* [Written problem]: From the first line of the listing below to the line with "['200-1+10%Tex', '+1%XL702', '+2%XL702', '+3%XL702'];", print each line exactly, and nothing more. Leave out the pictures.

** BEGIN **

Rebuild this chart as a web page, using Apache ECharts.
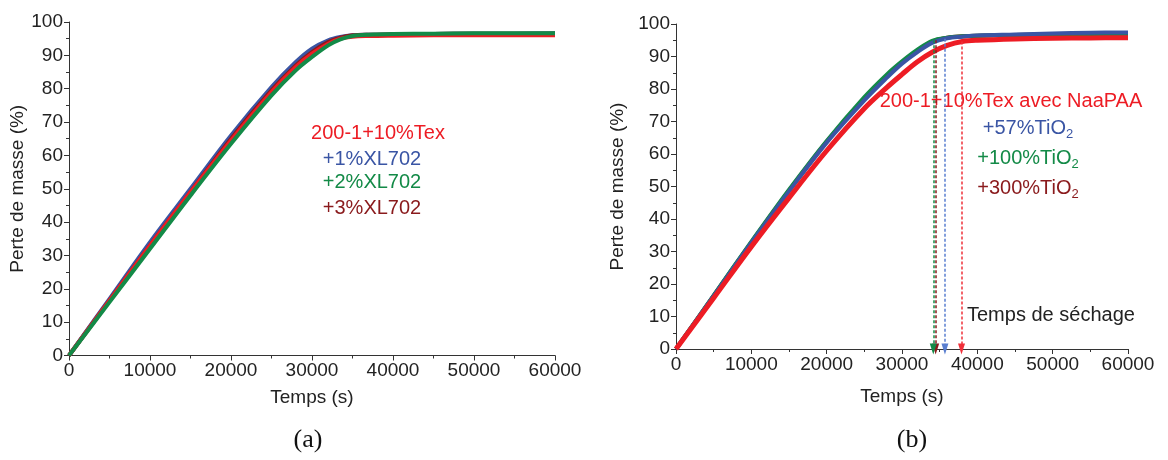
<!DOCTYPE html>
<html>
<head>
<meta charset="utf-8">
<script src="https://cdn.jsdelivr.net/npm/echarts@6/dist/echarts.min.js"></script>
<style>
html,body{margin:0;padding:0;background:#fff;}
#chart{width:1168px;height:460px;}
</style>
</head>
<body>
<div id="chart"></div>
<script>
// ---- Panel (a) data ----
const timeA = [0, 5000, 10000, 15000, 20000, 25000, 28000, 30000, 32000, 33500, 35000, 37000, 40000, 45000, 50000, 55000, 60000];
const aRef    = [0, 16.5, 33, 49, 64.5, 79, 86.5, 90.5, 93.5, 95, 95.6, 95.8, 95.9, 96, 96, 96, 96];
const aXL1    = [0, 17, 34, 50, 66, 80.5, 88, 92, 94.5, 95.5, 96, 96.2, 96.3, 96.4, 96.5, 96.5, 96.6];
const aXL2    = [0, 16, 32, 48, 63.5, 78, 85.5, 89.5, 93, 94.8, 95.8, 96.2, 96.4, 96.5, 96.6, 96.6, 96.6];
const aXL3    = [0, 16.5, 33, 49, 65, 79.5, 87, 91, 94, 95.3, 96, 96.2, 96.3, 96.4, 96.5, 96.5, 96.5];
const aNames  = ['200-1+10%Tex', '+1%XL702', '+2%XL702', '+3%XL702'];

// ---- Panel (b) data ----
const timeB = [0, 5000, 10000, 15000, 20000, 25000, 28000, 30000, 32000, 34000, 36000, 38000, 40000, 45000, 50000, 55000, 60000];
const bRef    = [0, 15.7, 31.5, 46.5, 61, 74, 80.5, 84.5, 88.3, 91.3, 93.4, 94.6, 95, 95.4, 95.6, 95.7, 95.8];
const bTi57   = [0, 16.3, 32.7, 48.5, 63.5, 76.5, 83.5, 87.8, 91.3, 94.2, 95.6, 96.1, 96.5, 96.8, 97.1, 97.3, 97.4];
const bTi100  = [0, 16.5, 33, 49, 64, 77.5, 84.5, 88.5, 92, 94.8, 95.8, 96.2, 96.4, 96.6, 96.8, 96.9, 97];
const bTi300  = [0, 16.4, 32.8, 48.7, 63.8, 77, 84, 88.2, 91.7, 94.6, 95.8, 96.2, 96.4, 96.6, 96.8, 96.9, 97];
// drying times (s) and curve level where arrows start (%)
const dryTime = { ref: 37900, ti57: 35700, ti100: 34150, ti300: 34470 };
const dryTop  = { ref: 94.6, ti57: 95.5, ti100: 95, ti300: 95 };

const C = { red: '#ed1c24', blue: '#3a55a4', green: '#138a47', dark: '#8a1a1c' };
const axisCol = '#333';
const font = 'Liberation Sans, Arial, sans-serif';

function pairs(t, v) { return t.map((x, i) => [x, v[i]]); }

function xAxis(gi, gap) {
  return {
    type: 'value', gridIndex: gi, min: 0, max: 60000, interval: 10000,
    name: 'Temps (s)', nameLocation: 'middle', nameGap: gap,
    nameTextStyle: { fontFamily: font, fontSize: 19, color: '#222' },
    axisLine: { show: true, lineStyle: { color: axisCol, width: 1 } },
    axisTick: { show: true, length: 5, inside: false, lineStyle: { color: axisCol } },
    minorTick: { show: true, splitNumber: 2, length: 3, lineStyle: { color: axisCol } },
    axisLabel: { fontFamily: font, fontSize: 19, color: '#222', margin: 6, formatter: (v) => String(v) },
    splitLine: { show: false }
  };
}
function yAxis(gi, gap) {
  return {
    type: 'value', gridIndex: gi, min: 0, max: 100, interval: 10,
    name: 'Perte de masse (%)', nameLocation: 'middle', nameGap: gap,
    nameTextStyle: { fontFamily: font, fontSize: 19, color: '#222' },
    axisLine: { show: true, lineStyle: { color: axisCol, width: 1 } },
    axisTick: { show: true, length: 5, inside: false, lineStyle: { color: axisCol } },
    minorTick: { show: true, splitNumber: 2, length: 3, lineStyle: { color: axisCol } },
    axisLabel: { fontFamily: font, fontSize: 19, color: '#222', margin: 6, formatter: (v) => String(v) },
    splitLine: { show: false }
  };
}
function line(name, gi, t, v, color, w, mark) {
  const s = {
    name, type: 'line', xAxisIndex: gi, yAxisIndex: gi, data: pairs(t, v),
    smooth: 0.35, showSymbol: false, symbol: 'none',
    lineStyle: { color, width: w }, itemStyle: { color }, silent: true, animation: false
  };
  if (mark) {
    s.markLine = {
      silent: true, animation: false,
      symbol: ['none', 'triangle'], symbolSize: [7, 11],
      label: { show: false },
      itemStyle: { color: mark.color },
      lineStyle: { color: mark.color, width: 1.5, type: [3, 2], opacity: 1 },
      data: [[{ coord: [mark.t, mark.top] }, { coord: [mark.t, 0] }]]
    };
  }
  return s;
}

const subRich = (col) => ({ s: { fontSize: 13, fill: col, fontFamily: font, padding: [12, 0, 0, 0], verticalAlign: 'bottom' } });
function txt(x, y, text, col, rich) {
  const st = { text, x, y, fill: col, font: '20px ' + font, align: 'center', verticalAlign: 'middle' };
  if (rich) st.rich = subRich(col);
  return { type: 'text', silent: true, style: st };
}

const option = {
  animation: false,
  backgroundColor: '#fff',
  grid: [
    { left: 69, top: 22, width: 486, height: 333.5 },
    { left: 676, top: 24, width: 452, height: 325 }
  ],
  xAxis: [xAxis(0, 33), xAxis(1, 38)],
  yAxis: [yAxis(0, 33), yAxis(1, 49)],
  series: [
    line(aNames[1], 0, timeA, aXL1, C.blue, 4),
    line(aNames[3], 0, timeA, aXL3, C.dark, 4),
    line(aNames[0], 0, timeA, aRef, C.red, 4),
    line(aNames[2], 0, timeA, aXL2, C.green, 4),

    line('+300%TiO2', 1, timeB, bTi300, C.dark, 4, { t: dryTime.ti300, top: dryTop.ti300, color: C.dark }),
    line('+100%TiO2', 1, timeB, bTi100, C.green, 4, { t: dryTime.ti100, top: dryTop.ti100, color: C.green }),
    line('+57%TiO2', 1, timeB, bTi57, C.blue, 4, { t: dryTime.ti57, top: dryTop.ti57, color: '#5a7fd0' }),
    line('200-1+10%Tex avec NaaPAA', 1, timeB, bRef, C.red, 5, { t: dryTime.ref, top: dryTop.ref, color: '#f0303a' })
  ],
  graphic: [
    txt(378, 133, aNames[0], C.red),
    txt(372, 159, aNames[1], C.blue),
    txt(372, 182, aNames[2], C.green),
    txt(372, 208, aNames[3], C.dark),
    txt(1011, 101, '200-1+10%Tex avec NaaPAA', C.red),
    txt(1028, 128, '+57%TiO{s|2}', C.blue, true),
    txt(1028, 158, '+100%TiO{s|2}', C.green, true),
    txt(1028, 188, '+300%TiO{s|2}', C.dark, true),
    { type: 'text', silent: true, style: { text: 'Temps de séchage', x: 967, y: 315, fill: '#222', font: '20px ' + font, align: 'left', verticalAlign: 'middle' } },
    { type: 'text', silent: true, style: { text: '(a)', x: 308, y: 440, fill: '#111', font: '26px Liberation Serif, Times New Roman, serif', align: 'center', verticalAlign: 'middle' } },
    { type: 'text', silent: true, style: { text: '(b)', x: 912, y: 440, fill: '#111', font: '26px Liberation Serif, Times New Roman, serif', align: 'center', verticalAlign: 'middle' } }
  ]
};

const chart = echarts.init(document.getElementById('chart'), null, { renderer: 'canvas' });
chart.setOption(option);
</script>
</body>
</html>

** END **

* [Result]:
Rebuild this chart as a web page, using Apache ECharts.
<!DOCTYPE html>
<html>
<head>
<meta charset="utf-8">
<script src="https://cdn.jsdelivr.net/npm/echarts@6/dist/echarts.min.js"></script>
<style>
html,body{margin:0;padding:0;background:#fff;}
#chart{width:1168px;height:460px;}
</style>
</head>
<body>
<div id="chart"></div>
<script>
// ---- Panel (a) data ----
const timeA = [0, 5000, 10000, 15000, 20000, 25000, 28000, 30000, 32000, 33500, 35000, 37000, 40000, 45000, 50000, 55000, 60000];
const aRef    = [0, 16.5, 33, 49, 64.5, 79, 86.5, 90.5, 93.5, 95, 95.6, 95.8, 95.9, 96, 96, 96, 96];
const aXL1    = [0, 17, 34, 50, 66, 80.5, 88, 92, 94.5, 95.5, 96, 96.2, 96.3, 96.4, 96.5, 96.5, 96.6];
const aXL2    = [0, 16, 32, 48, 63.5, 78, 85.5, 89.5, 93, 94.8, 95.8, 96.2, 96.4, 96.5, 96.6, 96.6, 96.6];
const aXL3    = [0, 16.5, 33, 49, 65, 79.5, 87, 91, 94, 95.3, 96, 96.2, 96.3, 96.4, 96.5, 96.5, 96.5];
const aNames  = ['200-1+10%Tex', '+1%XL702', '+2%XL702', '+3%XL702'];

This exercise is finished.